Ou melhor: tinha razão quanto à maioria dos filmes. Nos que são arte autônoma, a coisa é complexa. Tanto que "Trintignant, ator complexo" é o título de uma série de seis longas reportagens publicadas pelo Le Monde.

Jean-Louis Trintignant é outro ator que morreu agora, em junho. Com 122 filmes no currículo, era uma instituição francesa —malgrado ele mesmo. Decidiu ser ator para vencer a timidez e, com 1,72 metro, o complexo de tampinha.

Vestia-se como um qualquer, tinha cabelos ralos e pinta de alienado porque pilotava carros de corrida.
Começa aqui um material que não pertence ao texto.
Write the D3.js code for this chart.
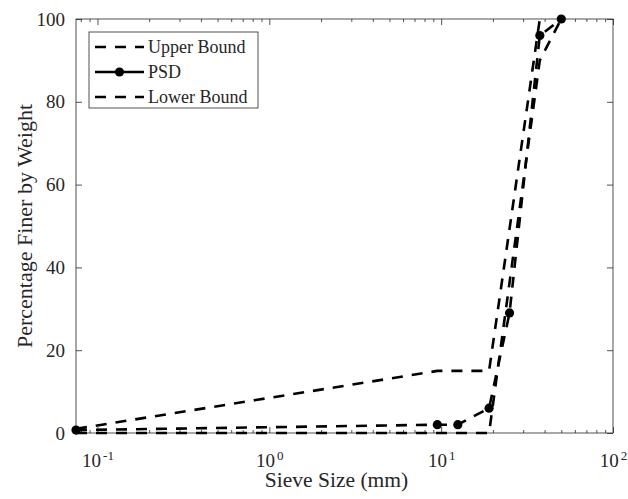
<!DOCTYPE html>
<html>
<head>
<meta charset="utf-8">
<script src="https://cdn.jsdelivr.net/npm/d3@7"></script>
<style>
    body { margin: 0; background: #fff; }
    svg { display: block; }
    text { font-family: "Liberation Serif", "Times New Roman", serif; fill: #262626; }
</style>
</head>
<body>
<div id="chart"></div>
<script>
    var width = 628,
        height = 499,
        margin = { top: 19, right: 15, bottom: 66, left: 76 }; // Plot box inside the window

    var serif = '"Liberation Serif", "Times New Roman", serif';

    // Gradation data (sieve size in mm, percent passing)
    var upperSize = [0.075, 9.5, 19, 37.5];
    var upperPass = [1, 15, 15, 100];
    var psdSize = [0.075, 9.5, 12.5, 19, 25, 37.5, 50];
    var psdPass = [0.7, 2, 2, 6, 29, 96, 100];
    var lowerSize = [0.075, 19, 37.5, 50];
    var lowerPass = [0, 0, 90, 100];

    // Axis ticks
    var xDomain = [0.075, 100];
    var xMajor = [0.1, 1, 10, 100];
    var xExponent = ['-1', '0', '1', '2'];
    var yTicks = [0, 20, 40, 60, 80, 100];
    var legendNames = ['Upper Bound', 'PSD', 'Lower Bound'];

    var dash = '11,9';

    var svg = d3.select('#chart').append('svg')
        .attr('width', width)
        .attr('height', height)
        .attr('font-family', serif);

    var w = width - margin.left - margin.right,
        h = height - margin.top - margin.bottom;

    var g = svg.append('g')
        .attr('transform', 'translate(' + margin.left + ',' + margin.top + ')');

    var x = d3.scaleLog().domain(xDomain).range([0, w]);
    var y = d3.scaleLinear().domain([0, 100]).range([h, 0]);

    /**
     * Minor ticks of the log axis: 2..9 in every decade that is shown
     */
    var xMinor = [];
    for (var e = -2; e < 2; e++) {
        for (var m = 2; m <= 9; m++) {
            var v = m * Math.pow(10, e);
            if (v >= xDomain[0] && v <= xDomain[1]) xMinor.push(v);
        }
    }

    function styleAxis(sel) {
        sel.attr('font-family', serif);
        sel.select('.domain').remove();
        sel.selectAll('line').attr('stroke', '#262626').attr('stroke-width', 0.8);
    }

    // Minor ticks, bottom and top
    g.append('g')
        .attr('transform', 'translate(0,' + h + ')')
        .call(d3.axisBottom(x).tickValues(xMinor).tickSize(-3).tickFormat(''))
        .call(styleAxis);
    g.append('g')
        .call(d3.axisTop(x).tickValues(xMinor).tickSize(-3).tickFormat(''))
        .call(styleAxis);

    // Major ticks with 10^n labels
    var xAxis = g.append('g')
        .attr('transform', 'translate(0,' + h + ')')
        .call(d3.axisBottom(x).tickValues(xMajor).tickSize(-6).tickPadding(21).tickFormat(''))
        .call(styleAxis);
    xAxis.selectAll('.tick text').each(function(d, i) {
        var t = d3.select(this)
            .attr('font-size', 19)
            .attr('font-family', serif);
        t.append('tspan').text('10');
        t.append('tspan')
            .attr('font-size', 13)
            .attr('dx', 2)
            .attr('dy', -7)
            .text(xExponent[i]);
    });
    g.append('g')
        .call(d3.axisTop(x).tickValues(xMajor).tickSize(-6).tickFormat(''))
        .call(styleAxis);

    var yAxis = g.append('g')
        .call(d3.axisLeft(y).tickValues(yTicks).tickSize(-6).tickPadding(11))
        .call(styleAxis);
    yAxis.selectAll('text').attr('font-size', 19).attr('font-family', serif);
    g.append('g')
        .attr('transform', 'translate(' + w + ',0)')
        .call(d3.axisRight(y).tickValues(yTicks).tickSize(-6).tickFormat(''))
        .call(styleAxis);

    // Box
    g.append('rect')
        .attr('width', w)
        .attr('height', h)
        .attr('fill', 'none')
        .attr('stroke', '#262626')
        .attr('stroke-width', 0.8);

    var line = d3.line()
        .x(function(d) { return x(d[0]); })
        .y(function(d) { return y(d[1]); });

    function pairs(xs, ys) {
        return xs.map(function(v, i) { return [v, ys[i]]; });
    }

    var series = [pairs(upperSize, upperPass), pairs(psdSize, psdPass), pairs(lowerSize, lowerPass)];

    g.selectAll('.series')
        .data(series)
        .enter().append('path')
        .attr('class', 'series')
        .attr('d', line)
        .attr('fill', 'none')
        .attr('stroke', '#000')
        .attr('stroke-width', 2.6)
        .attr('stroke-dasharray', dash);

    g.selectAll('.psd-dot')
        .data(series[1])
        .enter().append('circle')
        .attr('class', 'psd-dot')
        .attr('cx', function(d) { return x(d[0]); })
        .attr('cy', function(d) { return y(d[1]); })
        .attr('r', 4.6)
        .attr('fill', '#000');

    // Axis labels
    svg.append('text')
        .attr('x', 336.5)
        .attr('y', 487)
        .attr('text-anchor', 'middle')
        .attr('font-size', 21.5)
        .text('Sieve Size (mm)');

    svg.append('text')
        .attr('transform', 'translate(32,' + (margin.top + h / 2) + ') rotate(-90)')
        .attr('text-anchor', 'middle')
        .attr('font-size', 22)
        .text('Percentage Finer by Weight');

    // Legend
    var legend = svg.append('g').attr('transform', 'translate(89,32)');
    legend.append('rect')
        .attr('width', 169)
        .attr('height', 76)
        .attr('fill', '#fff')
        .attr('stroke', '#262626')
        .attr('stroke-width', 0.8);

    legendNames.forEach(function(name, i) {
        var ly = 15 + i * 25;
        legend.append('line')
            .attr('x1', 6)
            .attr('x2', 55)
            .attr('y1', ly)
            .attr('y2', ly)
            .attr('stroke', '#000')
            .attr('stroke-width', 2.6)
            .attr('stroke-dasharray', i === 1 ? null : dash);
        if (i === 1) {
            legend.append('circle')
                .attr('cx', 30.5)
                .attr('cy', ly)
                .attr('r', 4.6)
                .attr('fill', '#000');
        }
        legend.append('text')
            .attr('x', 59)
            .attr('y', ly + 6)
            .attr('font-size', 18)
            .text(name);
    });
</script>
</body>
</html>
Dava-se mal no amor —até que namorou Brigitte Bardot no auge... Não chamava a atenção na rua ou em festas. Mas era um gigante na tela. Justamente porque permanecia o mesmo.

Na virada dos anos 1960-1970, Trintignant encarnou o ar e a sensibilidade do tempo em "Z", "O Conformista" e "Minha Noite com Ela".

O ator francês Jean-Louis Trintignant, durante entrevista coletiva no Festival de Cannes de 2017 - Laurent Emmanuel/AFP

No primeiro, de Costa-Gavras, faz um juiz intransigente que, por detrás de óculos escuros, investiga o assassinato de um deputado da oposição (Yves Montand) pelos milicos da ditadura grega.

O cinema vinha abaixo quando, ao interrogar o assassino, um coronel bolsonarista, o ator batia na mesa e cobrava: "Quero provas!". Representava a violência de quem quer justiça, a valentia dos fracos com razão contra a irrazão dos fortes: o sal da terra.

Em "O Conformista", de Bernardo Bertolucci, Trintignant foi para o campo oposto. Interpretou um tipinho que, por ressentimento, para se adaptar aos mandões, e por poder, vira um fascista que trai e mata. A violência é a redenção do homem qualquer sem escrúpulos.

Mal compreendido no lançamento, "Minha Noite com Ela" está hoje nas listas de obras primas do cinema. Há motivos de sobra. É o mais intenso dos contos morais de Éric Rohmer. Com brandura e pertinência, fala de religião, sexo, intuição, marxismo, até de matemática.

O eixo do filme é a chamada aposta de Pascal. Baseado numa metafísica das probabilidades, o suave filósofo disse que vale mais a pena crer em Deus, mesmo que seja impossível provar sua existência. Se Deus não existe, crer é um mal finito; se existe, o bem do crente é infinito.

Católico, o personagem de Trintignant se esgarça entre a morena e a loira, o prazer agora e a felicidade futura, a violência da razão e a do coração —que tem razões que a própria razão desconhece.

Faz então sua aposta. Ela é a mesma dos atores que, à procura de si mesmos, se tornam Trintignant; e nos dizem: aposte você também.